Un courant politique prend racine : remplacer le système pro-rata par une rémunération « user-centric » (chaque abonné rémunère ses artistes écoutés, plutôt que de verser sa contribution dans un pot mondial).

  • Testé par Deezer en France dès 2024, ce modèle promet de réduire les écarts entre artistes mainstream et artistes de niche.
  • Selon une étude de l’Université de Nantes (2022), l’approche user-centric augmenterait de 17% la part reversée aux artistes indépendants (source : Centre National de la Musique).

L’Europe pourrait imposer ce mécanisme—mais la résistance des majors et la crainte des plateformes envers les artistes générant du bruit blanc ou des contenus « optimisés » pour l’algorithme rendent cette évolution complexe.

Pressions collectives et jurisprudences : quand la rue fait vaciller le streaming

La politique européenne ne s’exerce pas qu’à Bruxelles.

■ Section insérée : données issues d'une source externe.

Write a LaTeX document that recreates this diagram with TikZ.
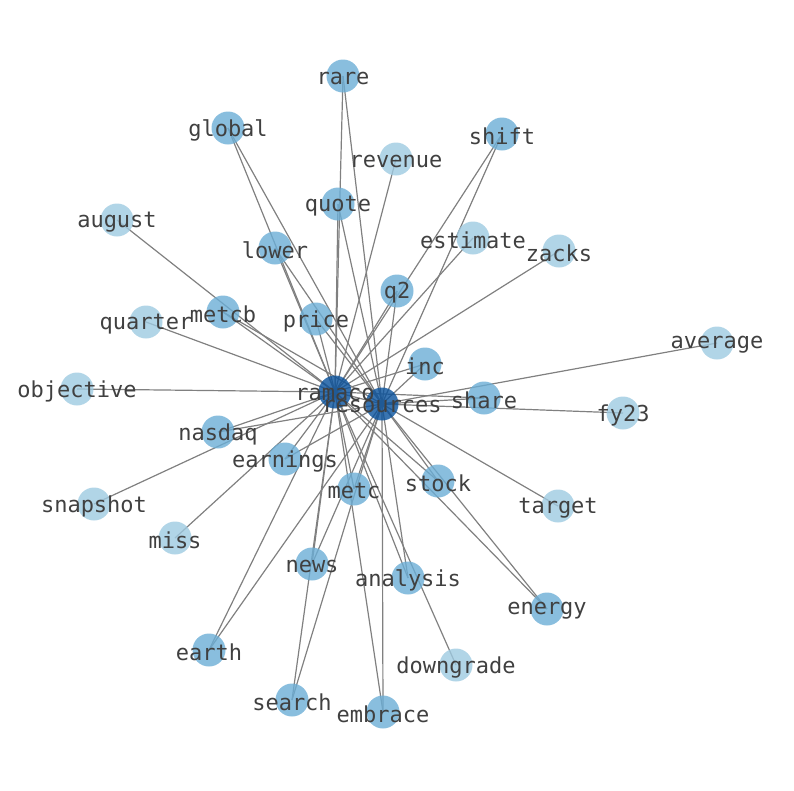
\documentclass[tikz,border=0pt]{standalone}
\usepackage{fontspec}
\setmonofont{DejaVu Sans Mono}
\definecolor{hubc}{HTML}{08519C}
\definecolor{midc}{HTML}{6BAED6}
\definecolor{lowc}{HTML}{9ECAE1}
\definecolor{lblc}{HTML}{404040}
\definecolor{edgec}{HTML}{808080}
\tikzset{
  dot/.style={circle,minimum size=33pt,inner sep=0pt,draw=none,fill opacity=0.8},
  hub/.style={dot,fill=hubc},
  mid/.style={dot,fill=midc},
  low/.style={dot,fill=lowc},
  lbl/.style={text=lblc,font=\ttfamily\fontsize{22}{24}\selectfont,inner sep=0pt,anchor=center,yshift=-2pt},
  edge/.style={draw=edgec,line width=1.2pt}
}
\begin{document}
\begin{tikzpicture}[x=1pt,y=-1pt]
\useasboundingbox (0,0) rectangle (794,790);
% positions
\foreach \n/\x/\y in {ramaco/335/392,resources/382/404,
  rare/343/76,global/228/128,shift/502/134,quote/338/204,lower/275/248,q2/397/291,
  metcb/223/312,price/316/319,inc/425/364,share/484/398,nasdaq/218/432,earnings/285/459,
  metc/354/489,stock/438/481,news/312/564,analysis/408/578,energy/547/609,earth/209/650,
  search/292/700,embrace/383/712,
  revenue/396/159,august/117/220,estimate/473/238,zacks/559/251,quarter/146/322,
  average/717/343,objective/77/389,fy23/623/413,snapshot/94/504,target/558/506,
  miss/175/538,downgrade/456/665}
  \coordinate (\n) at (\x,\y);
% edges
\draw[edge] (ramaco) -- (resources);
\foreach \n in {rare,global,shift,quote,lower,q2,metcb,price,inc,share,nasdaq,earnings,metc,stock,news,analysis,energy,earth,search,embrace}{
  \draw[edge] (\n) -- (ramaco);
  \draw[edge] (\n) -- (resources);
}
\foreach \n in {revenue,august,estimate,zacks,quarter,objective,snapshot,miss,downgrade}
  \draw[edge] (\n) -- (ramaco);
\foreach \n in {average,fy23,target}
  \draw[edge] (\n) -- (resources);
% nodes
\foreach \n in {rare,global,shift,quote,lower,q2,metcb,price,inc,share,nasdaq,earnings,metc,stock,news,analysis,energy,earth,search,embrace}
  \node[mid] (c-\n) at (\n) {};
\foreach \n in {revenue,august,estimate,zacks,quarter,average,objective,fy23,snapshot,target,miss,downgrade}
  \node[low] (c-\n) at (\n) {};
\node[hub] (c-ramaco) at (ramaco) {};
\node[hub] (c-resources) at (resources) {};
% labels
\foreach \n in {rare,global,shift,quote,lower,q2,metcb,price,inc,share,nasdaq,earnings,metc,stock,news,analysis,energy,earth,search,embrace,revenue,august,estimate,zacks,quarter,average,objective,fy23,snapshot,target,miss,downgrade,ramaco,resources}
  \node[lbl] (t-\n) at (\n) {\n};
\end{tikzpicture}
\end{document}
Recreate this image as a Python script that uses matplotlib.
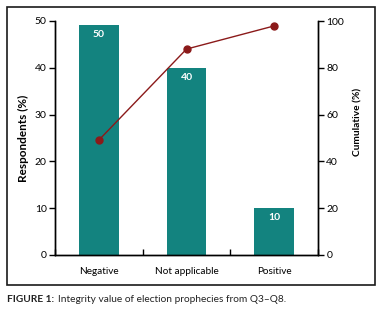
import numpy as np
import matplotlib.pyplot as plt
from matplotlib.patches import Rectangle

categories = ['Negative', 'Not applicable', 'Positive']
respondents = [49.2, 39.9, 10.0]
bar_labels = ['50', '40', '10']
cumulative = [49.1, 88.0, 97.9]

teal = '#13837f'
dark_red = '#8b1a1a'
plt.rcParams['font.family'] = ['Lato', 'DejaVu Sans']

W, H = 385, 313
fig = plt.figure(figsize=(W / 100, H / 100), dpi=100)
ax = fig.add_axes([55 / W, 58 / H, 263 / W, 234 / H])
ax2 = ax.twinx()

x = np.arange(len(categories))
bars = ax.bar(x, respondents, width=0.45, color=teal, zorder=2)
for b, lab in zip(bars, bar_labels):
    ax.text(b.get_x() + b.get_width() / 2, b.get_height() - 2.0, lab,
            ha='center', va='center', color='white', fontsize=7.5, fontweight='bold')

ax2.plot(x, cumulative, color=dark_red, lw=1, marker='o', ms=5, zorder=3)

ax.set_xlim(-0.5, 2.5)
ax.set_ylim(0, 50)
ax2.set_ylim(0, 100)
ax.set_yticks(np.arange(0, 51, 10))
ax2.set_yticks(np.arange(0, 101, 20))
ax.set_xticks(x)
ax.set_xticklabels(categories, fontsize=7.2)
ax.set_xticks([-0.5, 0.5, 1.5, 2.5], minor=True)
ax.tick_params(axis='x', which='major', length=0, pad=9)
ax.tick_params(axis='x', which='minor', length=4, width=1, direction='in')
ax.tick_params(axis='y', labelsize=7.5, length=4, width=1, pad=2)
ax2.tick_params(axis='y', labelsize=7.5, length=4, width=1, pad=2)

for a in (ax, ax2):
    a.spines['top'].set_visible(False)
    for s in ('left', 'right', 'bottom'):
        a.spines[s].set_linewidth(1)

# axis titles placed by hand
fig.text(23 / W, 1 - 138 / H, 'Respondents (%)', rotation=90, ha='center', va='center',
         fontsize=8.5, fontweight='bold')
fig.text(358 / W, 1 - 122 / H, 'Cumulative (%)', rotation=90, ha='center', va='center',
         fontsize=7.3, fontweight='bold')

fig.patches.append(Rectangle((7 / W, 1 - 285 / H), 368 / W, 278 / H,
                             transform=fig.transFigure, fill=False,
                             edgecolor='#1a1a1a', lw=1.2))

t1 = fig.text(7 / W, 1 - 300 / H, 'FIGURE 1:', fontsize=7.3, fontweight='bold',
              va='center', color='#222222')
ax.annotate('Integrity value of election prophecies from Q3\u2013Q8.', xy=(1, 0.5),
            xycoords=t1, xytext=(2.5, 0), textcoords='offset points',
            va='center', fontsize=7.3, color='#222222', annotation_clip=False)

fig.savefig('out.png', dpi=100)
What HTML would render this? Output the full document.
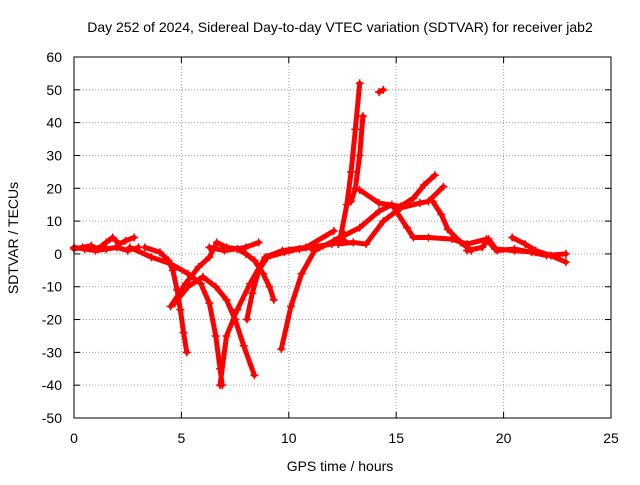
<!DOCTYPE html>
<html><head><meta charset="utf-8"><style>
body{margin:0;background:#fff}
svg text{font-family:"Liberation Sans",sans-serif;font-size:14px;fill:#000}
</style></head><body>
<svg width="640" height="480" xmlns="http://www.w3.org/2000/svg">
<text x="340" y="32" text-anchor="middle">Day 252 of 2024, Sidereal Day-to-day VTEC variation (SDTVAR) for receiver jab2</text>
<g id="grid"></g>
<g id="axes"></g>
<g id="series"></g>
<rect x="74" y="57" width="537" height="361" fill="none" stroke="#000"/>
<text x="340" y="471" text-anchor="middle">GPS time / hours</text>
<text x="18" y="238" text-anchor="middle" transform="rotate(-90 18 238)">SDTVAR / TECUs</text>
</svg>
<script>
const xTicks=[0,5,10,15,20,25];
const yTicks=[60,50,40,30,20,10,0,-10,-20,-30,-40,-50];
const track1=[[0,1.5],[0.4,2],[0.8,2.5],[1.1,1.5],[1.5,3.5],[1.8,5],[2.1,3],[2.4,4],[2.8,5]];
const track2=[[0,2],[0.5,1.5],[1,1],[1.5,1.5],[2,2],[2.5,1],[3,2]];
const track3=[[3.3,2],[4,0.5],[4.4,-2],[4.6,-5],[4.8,-11],[4.95,-17],[5.1,-24],[5.25,-30]];
const track4=[[4.5,-16],[5.2,-9],[5.8,-4],[6.3,-1],[6.65,3.5],[7.1,2],[7.6,1.5],[8,0],[8.4,-2],[8.8,-6],[9.1,-10],[9.3,-14]];
const track5=[[2.6,2],[3.6,-1],[4.5,-3],[5.3,-6],[5.9,-9],[6.3,-15],[6.6,-25],[6.8,-35],[6.9,-40]];
const track6=[[4.7,-15],[5.3,-10],[6,-7],[6.6,-10],[7.1,-14],[7.5,-20],[7.9,-28],[8.4,-37]];
const track7=[[6.8,-40],[7.1,-25],[7.6,-17],[8.2,-9],[8.9,-1],[9.7,1],[10.8,2],[12.1,7]];
const track8=[[6.3,2],[7,1],[8,2],[8.6,3.5]];
const track9=[[8.05,-20],[8.3,-12],[8.6,-5],[9,-1],[9.8,0.5],[10.5,1.5]];
const track10=[[9.65,-29],[10.1,-16],[10.6,-6],[11.2,1],[12.1,4],[12.6,6]];
const track11=[[9,-1],[10,1],[11,2],[12,3],[12.6,4]];
const track12=[[12.4,5],[12.7,15],[12.9,25],[13.1,38],[13.3,52]];
const track13=[[12.9,16],[13.1,20],[13.3,30],[13.45,42]];
const track14=[[13.3,19.5],[14.2,15.5],[15.2,14.5],[15.8,17],[16.3,21],[16.8,24]];
const track15=[[12.4,5],[13.3,8],[14.2,13],[14.8,15],[15.5,8],[15.8,5],[16.5,5],[17.6,4.5],[18.3,3],[19.2,4.5],[19.6,1.5],[20.5,1],[21.5,0.5]];
const track16=[[12.3,3],[13,3.5],[13.6,3],[14.4,10],[15.2,14],[16.1,15.5],[16.5,16],[17.2,20.5]];
const track17=[[16.7,16],[17.1,12],[17.4,7.5],[18,3.5],[18.5,1]];
const track18=[[18.3,1],[19,2],[19.3,4.5],[19.7,1],[20.5,1.5],[21.3,0.5],[22,-0.5],[22.9,0]];
const track19=[[20.4,5],[21,3],[21.5,1],[22.2,-0.5],[22.9,-2.5]];
const track20=[[14.2,49.3],[14.4,50]];
const tracks=[track1,track2,track3,track4,track5,track6,track7,track8,track9,track10,track11,track12,track13,track14,track15,track16,track17,track18,track19,track20];
const X=v=>74+v*537/25, Y=v=>57+(60-v)*361/110;
const NS="http://www.w3.org/2000/svg";
function mk(tag,attrs,parent,txt){const e=document.createElementNS(NS,tag);for(const k in attrs)e.setAttribute(k,attrs[k]);if(txt!==undefined)e.textContent=txt;parent.appendChild(e);return e;}
const grid=document.getElementById('grid'),axes=document.getElementById('axes'),series=document.getElementById('series');
xTicks.forEach(t=>{const x=X(t);
 if(t>0&&t<25){const l=mk('line',{x1:x,y1:57,x2:x,y2:418,stroke:'#a0a0a0','stroke-dasharray':'1,2'},grid);
 
 }
 mk('line',{x1:x,y1:418,x2:x,y2:412,stroke:'#000'},axes);mk('line',{x1:x,y1:57,x2:x,y2:63,stroke:'#000'},axes);
 const tx=mk('text',{x:x,y:443,'text-anchor':'middle'},axes,String(t));
 
 });
yTicks.forEach(t=>{const y=Y(t);
 if(t<60&&t>-50){const l=mk('line',{x1:74,y1:y,x2:611,y2:y,stroke:'#a0a0a0','stroke-dasharray':'1,2'},grid);
 
 }
 mk('line',{x1:74,y1:y,x2:80,y2:y,stroke:'#000'},axes);mk('line',{x1:611,y1:y,x2:605,y2:y,stroke:'#000'},axes);
 const tx=mk('text',{x:62,y:y+5,'text-anchor':'end'},axes,String(t));
 
 });
tracks.forEach(tr=>{
 const p=mk('polyline',{points:tr.map(d=>X(d[0])+','+Y(d[1])).join(' '),fill:'none',stroke:'#f00','stroke-width':5,'stroke-linejoin':'round','stroke-linecap':'round'},series);
 
 
 tr.forEach(d=>{const x=X(d[0]),y=Y(d[1]);
  const m=mk('path',{d:`M${x-4} ${y}H${x+4}M${x} ${y-4}V${y+4}`,stroke:'#f00','stroke-width':1.5},series);
  
  });
});
</script>
</body></html>
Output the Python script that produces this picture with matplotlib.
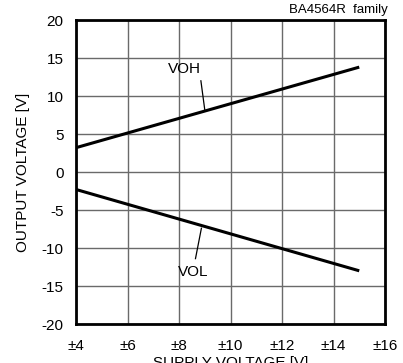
import numpy as np
import matplotlib

matplotlib.use("Agg")
import matplotlib.pyplot as plt

plt.rcParams["font.family"] = ["Liberation Sans", "DejaVu Sans"]
plt.rcParams["axes.unicode_minus"] = False

# supply voltage (±V) and output swing
supply = [4, 15]
voh = [3.2, 13.8]
vol = [-2.3, -13.0]

x_ticks = [4, 6, 8, 10, 12, 14, 16]
x_labels = ["±4", "±6", "±8", "±10", "±12", "±14", "±16"]
y_ticks = [-20, -15, -10, -5, 0, 5, 10, 15, 20]

fig = plt.figure(figsize=(4.03, 3.63), dpi=100)
ax = fig.add_axes([76 / 403, 1 - 324 / 363, 309 / 403, 304 / 363])

ax.plot(supply, voh, color="black", lw=2.2, solid_capstyle="butt")
ax.plot(supply, vol, color="black", lw=2.2, solid_capstyle="butt")

# labels with leader lines
ax.text(8.23, 13.5, "VOH", fontsize=11, ha="center", va="center")
ax.plot([8.85, 9.0], [12.0, 8.2], color="black", lw=0.9)
ax.text(8.55, -13.2, "VOL", fontsize=11, ha="center", va="center")
ax.plot([8.87, 8.64], [-7.4, -11.4], color="black", lw=0.9)

ax.set_xlim(4, 16)
ax.set_ylim(-20, 20)
ax.set_xticks(x_ticks)
ax.set_xticklabels(x_labels)
ax.set_yticks(y_ticks)
ax.tick_params(axis="x", length=0, pad=11, labelsize=11)
ax.tick_params(axis="y", length=0, pad=9, labelsize=11)
ax.grid(True, color="#6a6a6a", lw=1.0)
for s in ax.spines.values():
    s.set_linewidth(2.0)

ax.set_xlabel("SUPPLY VOLTAGE [V]", fontsize=11)
ax.xaxis.set_label_coords(0.5, -0.105)
ax.set_ylabel("OUTPUT VOLTAGE [V]", fontsize=11)
ax.yaxis.set_label_coords(-0.15, 0.5)
fig.text(388 / 403, 1 - 10 / 363, "BA4564R  family", fontsize=9.5, ha="right", va="center")

fig.savefig("out.png", dpi=100)
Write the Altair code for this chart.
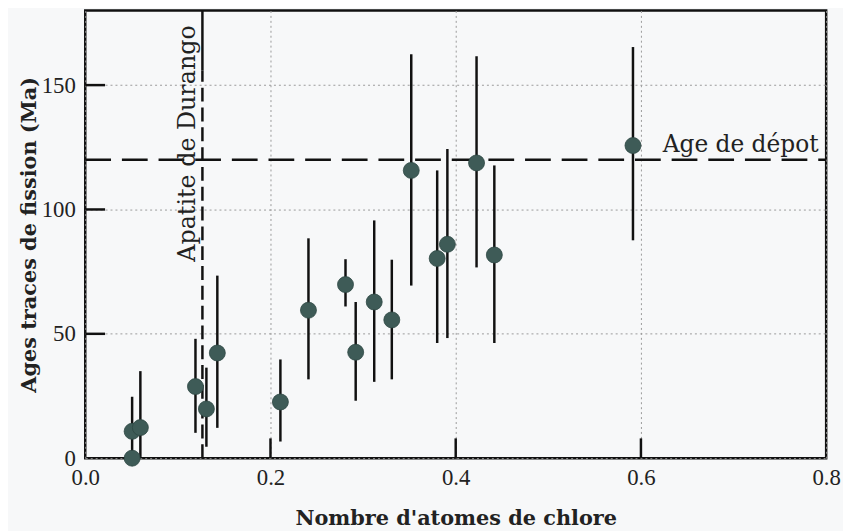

À l’échelle du continent, collectifs d’artistes, syndicats et festivals s’agrègent pour faire entendre un autre tempo :

  • Union européenne des compositeurs (ECSA) : Les 30 000 membres revendiquent une redistribution plus équitable, notamment pour les musiques de film et de jeux vidéo, souvent minorées (source : ECSA, 2022).
  • French Touch : En France, le Syndicat des musiques actuelles (SMA) fait pression pour que les aides publiques soient conditionnées à une juste rémunération sur les plateformes.
  • Tribunaux : En 2023, au Royaume-Uni, la Competition and Markets Authority a enquêté sur les pratiques de Spotify, ouvrant la voie à une future re-réglementation.

Ces luttes, souvent discrètes, amorcent parfois des avancées concrètes. Mais elles mettent aussi en lumière la fragmentation des réponses nationales, qui freine l’émergence d’un modèle réellement harmonisé.

Indépendants, IA et marché noir du streaming : nouveaux enjeux, nouvelles fractures

L’odyssée européenne ne serait rien sans ses monstres cybernétiques :

  • IA générative : Le risque de voir des œuvres synthétiques envahir Spotify, TikTok ou YouTube interroge la notion même de rémunération. La législation européenne parle de « transparence » sur la provenance des œuvres, mais le partage des revenus issus des IA musicales reste un angle mort, surtout pour les auteurs humains.
  • Streaming farms : L’achat de « fake streams » ou l’utilisation de robots gonfle artificiellement certains titres. Selon Billboard, jusqu'à 10% des écoutes mondiales pourraient être sujettes à de telles manipulations (2022). Un phénomène qui dilue encore un peu plus ce que touchent les musiciens réels.
  • Indés face au marché global : Tandis que les majors négocient en bloc avec les plateformes, les petits labels ou artistes DIY restent marginaux : selon la Worldwide Independent Network (WIN), seuls 16,8% des revenus du streaming mondial reviennent aux indépendants en 2023 (WIN Report 2023).

La régulation européenne tente d’endiguer la marée, mais chaque innovation technologique rouvre de nouvelles brèches législatives.

Fragments de futur : de la réparation légale à la réinvention radicale

Le tableau reste contrasté. La régulation européenne avance, à petits pas, sur un terrain miné de paradoxes. Nombreux sont ceux qui, dans les arcanes institutionnelles comme dans les clubs souterrains, rêvent de secousses systémiques :

  • L’imposition du modèle user-centric à tous
  • Des quotas de création européenne dans les playlists recommandées
  • La reconnaissance et la rémunération des samples, remix et mashups à l’ère post-numérique
  • Une transparence radicale : chaque stream, chaque euro, chaque transaction accessible en temps réel à chaque créateur

La musique indépendante a toujours survécu dans les interstices. Née de la brèche et de la marge, elle interroge jusqu’où la loi peut la protéger sans l’aseptiser, la soutenir sans la normer. Peut-être la clé réside-t-elle moins dans le texte que dans la capacité, pour les artistes et publics, à inventer d’autres chemins – hors du flux, hors des modèles fixes, hors des paradigmes algorithmés.

L’Europe trace une ligne, fragile mais déterminée, entre vigilance et utopie. Les musiciens attendent, toujours à l’affût, que la partition change enfin. Le silence, ici, n’est pas une option.